Lors d’une campagne en Algérie, il contracte une grave maladie gastrique qui lui cause des douleurs intestinales. Il teste alors sur lui-même le charbon végétal activé qu’il sait être un remède antique contre la diarrhée. Les résultats positifs ne se font pas attendre, si bien qu’il fait de sa poudre de charbon de jeunes pousses de peuplier un médicament qu'il commercialise en 1849. 
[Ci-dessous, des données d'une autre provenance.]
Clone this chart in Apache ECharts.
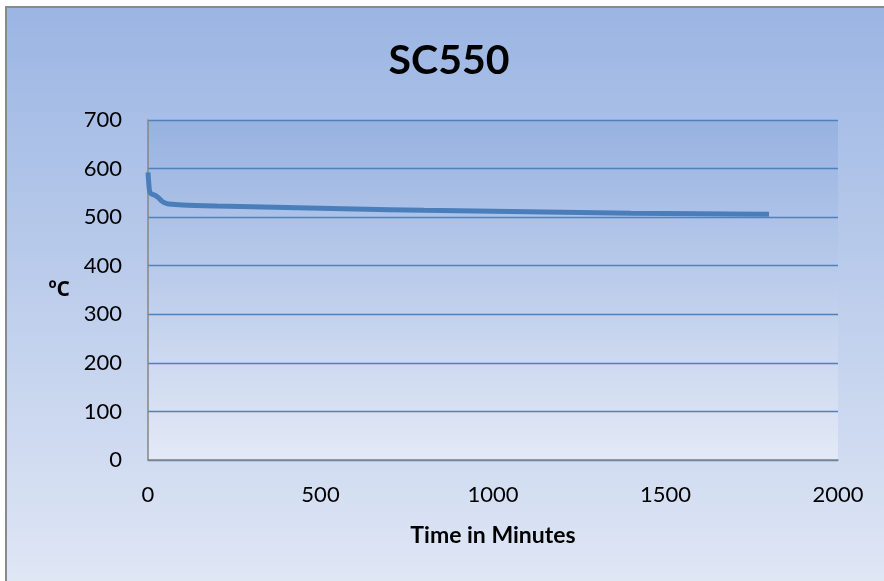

Le début du XXe siècle marque l’utilisation de nouveaux procédés de fabrication et l’apparition de remèdes alliant le charbon végétal actif avec d’autres composants. C’est le cas d’Eucarbon. Ce médicament est créé à Vienne en 1909 par le Dr Wolfgang Pauli et le pharmacien Franz Trenka. Leur objectif : mettre au point un laxatif et un détoxifiant intestinal, en utilisant uniquement des ingrédients d’origine végétale. La recette comprend, en plus du charbon végétal de bouleau, de la feuille de séné et un extrait de racine de rhubarbe pour leur pouvoir laxatif, des huiles essentielles de menthe et de fenouil pour calmer les douleurs intestinales et les spasmes et donner bon goût au médicament. Plusieurs études récentes ont démontré son efficacité, notamment sur le syndrome du côlon irritable. Eucarbon est aujourd'hui vendu dans plus de 50 pays via l'internet, toujours avec le même emballage jaune voulu par Franz Trenka : dans la tradition chinoise, cette couleur est liée aux affections gastro-instestinales.
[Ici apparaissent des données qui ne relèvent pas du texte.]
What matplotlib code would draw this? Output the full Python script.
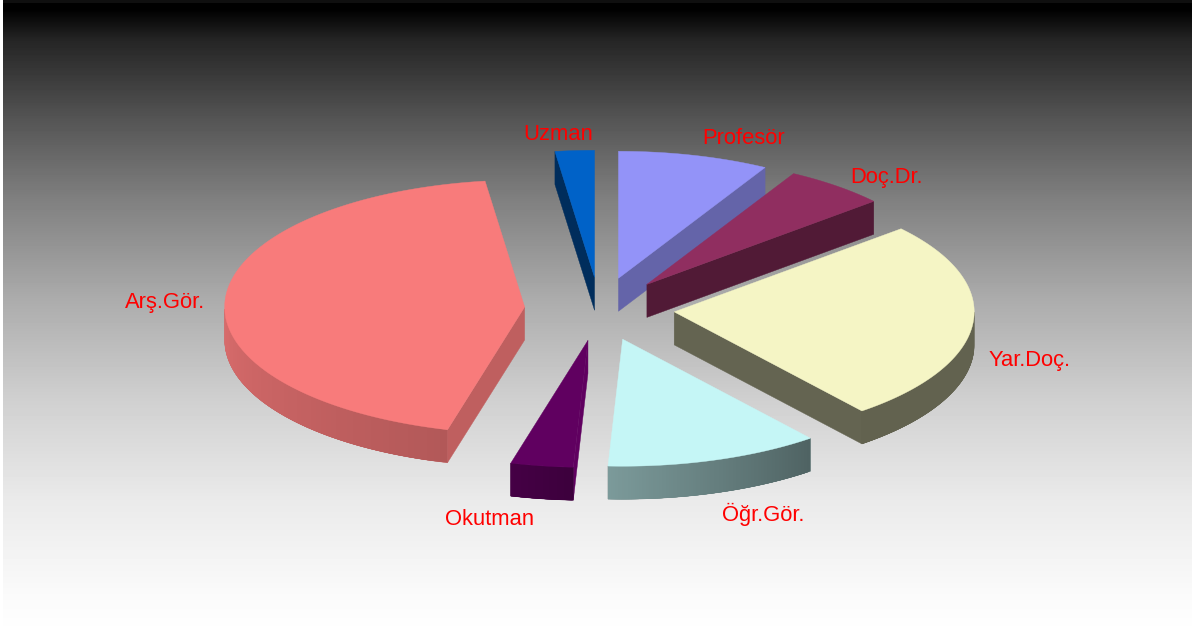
import numpy as np
import matplotlib
matplotlib.use("Agg")
import matplotlib.pyplot as plt

plt.rcParams['font.family'] = ['Liberation Sans', 'DejaVu Sans']

# kadro dagilimi (%), saat yonunde, tepeden baslayarak
labels = ['Profesör', 'Doç.Dr.', 'Yar.Doç.', 'Öğr.Gör.', 'Okutman', 'Arş.Gör.', 'Uzman']
values = [8.1, 5.5, 25.5, 11.5, 3.35, 43.6, 2.1]

colors = ['#9393f8', '#902e60', '#f5f5c5', '#c5f6f6', '#600060', '#f87b7b', '#0062c8']
cut_shade = [0.68, 0.56, 0.41, 0.65, 1.0, 0.77, 0.46]
label_offset = [(49, -17), (50, -8), (57, 37), (48, 54), (-52, 54), (-60, 4), (-17, -16)]

# geometri (piksel)
cx, cy = 599.5, 309
rx, ry = 300, 127
depth = 33
explode = 0.25

# arka plan gradyani
grad_y = [0, 9, 40, 120, 200, 300, 400, 500, 600, 635]
grad_v = [0, 0, 37, 85, 128, 172, 208, 234, 251, 255]


def ground(a, r=1.0):
    return r * rx * np.sin(np.radians(a)), -r * ry * np.cos(np.radians(a))


def rim_shade(a):
    return np.interp(a, [90, 141, 183, 195, 270], [0.40, 0.40, 0.63, 0.72, 0.88])


def shaded(color, s):
    return tuple(np.array(matplotlib.colors.to_rgb(color)) * s)


fig = plt.figure(figsize=(11.92, 6.35), dpi=100)
ax = fig.add_axes([0, 0, 1, 1])
ax.set_xlim(0, 1192)
ax.set_ylim(635, 0)
ax.axis('off')

rows = np.arange(635) + 0.5
gray = np.interp(rows, grad_y, grad_v) / 255
gray[:3] = 0.06
img = np.tile(gray[:, None], (1, 1192))
img[:, :3] = 1.0
ax.imshow(img, cmap='gray', vmin=0, vmax=1, extent=(0, 1192, 635, 0), aspect='auto', zorder=0)

edges = np.concatenate([[0], np.cumsum(values)]) * 360 / sum(values)
mids = (edges[:-1] + edges[1:]) / 2
# arkadan one dogru ciz
order = sorted(range(len(values)), key=lambda i: -np.cos(np.radians(mids[i])))

for i in order:
    a0, a1 = edges[i], edges[i + 1]
    col = colors[i]
    ox, oy = ground(mids[i], explode)
    tx, ty = cx + ox, cy + oy
    angs = np.linspace(a0, a1, 120)
    px, py = ground(angs)
    px, py = tx + px, ty + py

    # kesit yuzleri
    if np.sin(np.radians(a0)) < 0:
        ax.fill([tx, px[0], px[0], tx], [ty, py[0], py[0] + depth, ty + depth],
                color=shaded(col, cut_shade[i]), lw=0.3, zorder=2 + i * 0.01)
    if np.sin(np.radians(a1)) > 0:
        ax.fill([tx, px[-1], px[-1], tx], [ty, py[-1], py[-1] + depth, ty + depth],
                color=shaded(col, cut_shade[i]), lw=0.3, zorder=2 + i * 0.01)

    # dis kenar: seritler ust uste binsin, arada cizgi kalmasin
    front = np.where(np.cos(np.radians(angs)) < 0)[0]
    if len(front) > 1:
        ax.fill(np.r_[px[front], px[front][::-1]], np.r_[py[front], py[front][::-1] + depth],
                color=shaded(col, rim_shade(angs[front[len(front) // 2]])), lw=0.3,
                zorder=2 + i * 0.01)
        for j in front[:-1]:
            end = min(j + 4, front[-1])
            xs = px[j:end + 1]
            ys = py[j:end + 1]
            ax.fill(np.r_[xs, xs[::-1]], np.r_[ys, ys[::-1] + depth],
                    facecolor=shaded(col, rim_shade(angs[j])), edgecolor='none', lw=0,
                    zorder=2 + i * 0.01)

    # ust yuz
    ax.fill(np.r_[tx, px], np.r_[ty, py], color=col, lw=0.3, zorder=3 + i * 0.01)

    # etiket
    lx, ly = ground(mids[i], 1 + explode)
    ax.text(cx + lx + label_offset[i][0], cy + ly + label_offset[i][1], labels[i],
            color='#ff0000', fontsize=15.8, ha='center', va='center', zorder=5)

fig.savefig('out.png', dpi=100)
Depuis la Seconde Guerre mondiale, les ventes du produit ont faibli. Néanmoins, aujourd’hui, de nombreux fabricants de compléments alimentaires l’ont dans leur catalogue. Le cas échéant, ils y associent des probiotiques, de la propolis verte, tandis que pour sa fabrication on a aussi recours à la noix de coco et à la bourdaine.

Fabrication : Le charbon activé, quèsaco ?
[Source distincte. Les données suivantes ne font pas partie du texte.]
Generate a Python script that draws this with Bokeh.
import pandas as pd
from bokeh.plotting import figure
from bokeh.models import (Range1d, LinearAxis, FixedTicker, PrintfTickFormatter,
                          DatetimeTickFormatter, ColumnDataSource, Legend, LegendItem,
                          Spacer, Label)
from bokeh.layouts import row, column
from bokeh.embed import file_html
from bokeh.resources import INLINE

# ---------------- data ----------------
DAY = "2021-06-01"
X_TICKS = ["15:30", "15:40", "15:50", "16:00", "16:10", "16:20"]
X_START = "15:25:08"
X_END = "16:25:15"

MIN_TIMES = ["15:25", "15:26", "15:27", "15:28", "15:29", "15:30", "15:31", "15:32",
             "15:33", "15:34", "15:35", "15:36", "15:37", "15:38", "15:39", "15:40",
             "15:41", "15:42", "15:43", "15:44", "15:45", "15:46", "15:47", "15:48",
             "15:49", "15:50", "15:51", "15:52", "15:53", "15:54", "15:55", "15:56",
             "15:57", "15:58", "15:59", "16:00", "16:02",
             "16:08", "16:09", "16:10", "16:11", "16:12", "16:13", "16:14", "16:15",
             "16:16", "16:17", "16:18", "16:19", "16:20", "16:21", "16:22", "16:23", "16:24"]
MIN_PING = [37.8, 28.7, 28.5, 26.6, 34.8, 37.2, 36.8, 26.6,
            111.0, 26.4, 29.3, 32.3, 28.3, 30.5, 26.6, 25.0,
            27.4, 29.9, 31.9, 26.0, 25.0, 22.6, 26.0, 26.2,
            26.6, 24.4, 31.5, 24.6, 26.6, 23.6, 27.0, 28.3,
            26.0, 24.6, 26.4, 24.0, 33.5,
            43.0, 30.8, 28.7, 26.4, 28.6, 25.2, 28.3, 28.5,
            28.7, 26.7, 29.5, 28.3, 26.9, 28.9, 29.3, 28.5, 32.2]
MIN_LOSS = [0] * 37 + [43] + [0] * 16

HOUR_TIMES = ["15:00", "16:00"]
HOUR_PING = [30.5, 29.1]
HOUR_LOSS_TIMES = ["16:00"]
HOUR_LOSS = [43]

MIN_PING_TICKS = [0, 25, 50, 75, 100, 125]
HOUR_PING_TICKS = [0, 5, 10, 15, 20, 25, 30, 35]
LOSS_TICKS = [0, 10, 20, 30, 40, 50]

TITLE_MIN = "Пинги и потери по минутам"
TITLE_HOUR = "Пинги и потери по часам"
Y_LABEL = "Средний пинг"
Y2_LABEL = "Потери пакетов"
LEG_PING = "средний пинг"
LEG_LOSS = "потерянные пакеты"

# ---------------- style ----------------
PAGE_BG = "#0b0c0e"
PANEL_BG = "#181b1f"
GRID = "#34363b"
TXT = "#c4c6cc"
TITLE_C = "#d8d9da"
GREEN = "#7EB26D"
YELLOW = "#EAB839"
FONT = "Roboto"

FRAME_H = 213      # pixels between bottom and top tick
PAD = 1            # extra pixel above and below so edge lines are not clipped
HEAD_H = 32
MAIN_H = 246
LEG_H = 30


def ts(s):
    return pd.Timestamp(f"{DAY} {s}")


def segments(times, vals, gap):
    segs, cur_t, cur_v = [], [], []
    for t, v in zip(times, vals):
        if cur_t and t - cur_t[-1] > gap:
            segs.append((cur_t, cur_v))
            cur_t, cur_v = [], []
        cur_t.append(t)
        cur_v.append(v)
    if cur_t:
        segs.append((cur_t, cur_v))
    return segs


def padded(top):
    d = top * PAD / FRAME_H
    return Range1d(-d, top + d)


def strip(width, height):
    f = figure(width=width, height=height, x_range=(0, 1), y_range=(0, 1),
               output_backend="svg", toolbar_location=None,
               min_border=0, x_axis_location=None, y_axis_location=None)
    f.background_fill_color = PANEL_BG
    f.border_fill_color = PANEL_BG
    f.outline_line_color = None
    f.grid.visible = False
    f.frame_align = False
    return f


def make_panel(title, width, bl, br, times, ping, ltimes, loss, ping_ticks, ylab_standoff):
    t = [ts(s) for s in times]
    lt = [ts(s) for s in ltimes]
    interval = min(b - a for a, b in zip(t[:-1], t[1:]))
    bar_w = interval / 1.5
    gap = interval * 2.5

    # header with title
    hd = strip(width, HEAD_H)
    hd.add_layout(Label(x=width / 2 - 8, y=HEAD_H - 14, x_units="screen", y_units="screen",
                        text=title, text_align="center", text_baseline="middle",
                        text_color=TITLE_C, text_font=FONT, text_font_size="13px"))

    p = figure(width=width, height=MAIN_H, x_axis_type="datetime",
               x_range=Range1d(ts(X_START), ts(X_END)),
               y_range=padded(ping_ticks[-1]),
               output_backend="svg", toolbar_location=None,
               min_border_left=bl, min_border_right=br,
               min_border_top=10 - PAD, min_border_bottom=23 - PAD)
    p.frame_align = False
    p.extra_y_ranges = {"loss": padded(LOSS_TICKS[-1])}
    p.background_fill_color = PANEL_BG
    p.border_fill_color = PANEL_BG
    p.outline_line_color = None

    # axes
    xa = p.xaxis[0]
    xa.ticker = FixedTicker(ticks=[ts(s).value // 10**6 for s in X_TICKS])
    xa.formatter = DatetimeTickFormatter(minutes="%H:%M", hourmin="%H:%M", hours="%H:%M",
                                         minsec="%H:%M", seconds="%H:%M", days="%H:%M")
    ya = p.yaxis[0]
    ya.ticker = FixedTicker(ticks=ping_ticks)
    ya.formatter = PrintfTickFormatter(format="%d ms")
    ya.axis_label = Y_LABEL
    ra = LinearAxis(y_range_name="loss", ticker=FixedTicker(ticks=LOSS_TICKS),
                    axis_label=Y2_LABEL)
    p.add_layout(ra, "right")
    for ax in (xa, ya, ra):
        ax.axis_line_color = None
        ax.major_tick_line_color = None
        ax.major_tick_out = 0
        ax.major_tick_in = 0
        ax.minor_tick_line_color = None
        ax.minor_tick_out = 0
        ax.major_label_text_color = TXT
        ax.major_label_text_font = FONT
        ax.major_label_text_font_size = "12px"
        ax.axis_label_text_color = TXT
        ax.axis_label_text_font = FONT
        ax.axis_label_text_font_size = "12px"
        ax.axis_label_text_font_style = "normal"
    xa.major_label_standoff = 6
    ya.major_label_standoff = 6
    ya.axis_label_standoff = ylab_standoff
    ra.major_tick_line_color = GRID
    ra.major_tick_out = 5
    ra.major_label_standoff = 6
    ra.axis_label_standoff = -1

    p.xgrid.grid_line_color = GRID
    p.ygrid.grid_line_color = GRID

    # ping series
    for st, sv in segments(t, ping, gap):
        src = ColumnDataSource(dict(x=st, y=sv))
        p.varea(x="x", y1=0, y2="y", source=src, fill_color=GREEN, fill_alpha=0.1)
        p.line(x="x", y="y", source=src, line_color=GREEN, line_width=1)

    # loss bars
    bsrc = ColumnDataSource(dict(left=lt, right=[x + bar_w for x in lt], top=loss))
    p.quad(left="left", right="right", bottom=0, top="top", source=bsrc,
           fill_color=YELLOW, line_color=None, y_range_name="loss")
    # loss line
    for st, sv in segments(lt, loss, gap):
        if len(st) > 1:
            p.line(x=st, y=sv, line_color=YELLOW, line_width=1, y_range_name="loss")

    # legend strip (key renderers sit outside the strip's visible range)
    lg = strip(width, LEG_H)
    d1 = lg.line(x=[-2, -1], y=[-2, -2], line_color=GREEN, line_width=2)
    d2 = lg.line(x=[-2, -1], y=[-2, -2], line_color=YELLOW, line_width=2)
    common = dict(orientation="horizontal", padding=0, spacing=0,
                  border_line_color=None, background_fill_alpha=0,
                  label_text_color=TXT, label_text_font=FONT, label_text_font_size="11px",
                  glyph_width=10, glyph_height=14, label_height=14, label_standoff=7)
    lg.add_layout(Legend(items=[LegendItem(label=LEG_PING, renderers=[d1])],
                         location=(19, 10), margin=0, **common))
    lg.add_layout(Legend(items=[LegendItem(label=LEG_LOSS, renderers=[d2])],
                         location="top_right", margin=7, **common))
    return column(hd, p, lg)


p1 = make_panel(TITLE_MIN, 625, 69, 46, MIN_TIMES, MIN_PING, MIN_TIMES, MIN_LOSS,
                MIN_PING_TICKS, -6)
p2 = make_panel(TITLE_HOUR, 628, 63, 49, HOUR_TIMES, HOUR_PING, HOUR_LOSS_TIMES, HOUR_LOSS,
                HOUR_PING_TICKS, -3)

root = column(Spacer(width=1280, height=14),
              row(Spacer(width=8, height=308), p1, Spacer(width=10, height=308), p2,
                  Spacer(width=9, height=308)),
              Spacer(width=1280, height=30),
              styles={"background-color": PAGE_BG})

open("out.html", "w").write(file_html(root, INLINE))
Quand on parle du charbon végétal en tant que remède pour les maux intestinaux et digestifs, on parle du charbon dit activé ou actif. Pour fabriquer ce remède naturel, la première étape consiste à calciner un bois comme le peuplier, selon la technique de la pyrolyse, à haute température, entre 600 et 900 °C. La seconde étape consiste à l’activer, c’est-à-dire à lui donner une capacité d’adsorption plus grande. Au début du XXe siècle, l’activation était réalisée à l’aide d’acide phosphorique. Aujourd’hui, le bois, après une seconde calcination, est activé par de l'air et de la vapeur d'eau sous pression. Ce procédé crée des micropores à la surface du charbon qui vont faire office de pièges à molécules indésirables. Toutefois, ces différents procédés d’activation sont encore utilisés aujourd’hui et parfois conjointement.

 

ANTIPOISON : Démonstration spectaculaire

La capacité du charbon végétal actif d’absorber et de fixer toutes les molécules étrangères en fait un antipoison très efficace. Au début du XIXe siècle, cette qualité a été mise en évidence lors de deux démonstrations des plus spectaculaires. En 1813, le professeur Bertrand, chimiste, ingère une dose d’arsenic suffisante pour tuer 150 personnes devant un public estomaqué. Mais, ayant aussi absorbé du charbon végétal, il ne ressent aucun symptôme d’empoisonnement. En 1831, le pharmacien Touéry fait à son tour une démonstration devant l’Académie de médecine de Montpellier, en avalant dix fois la dose létale de strychnine, le résultat est le même. Le charbon végétal est une pompe antipoison efficace, qui peut absorber, par exemple, 178 fois son volume en ammoniaque.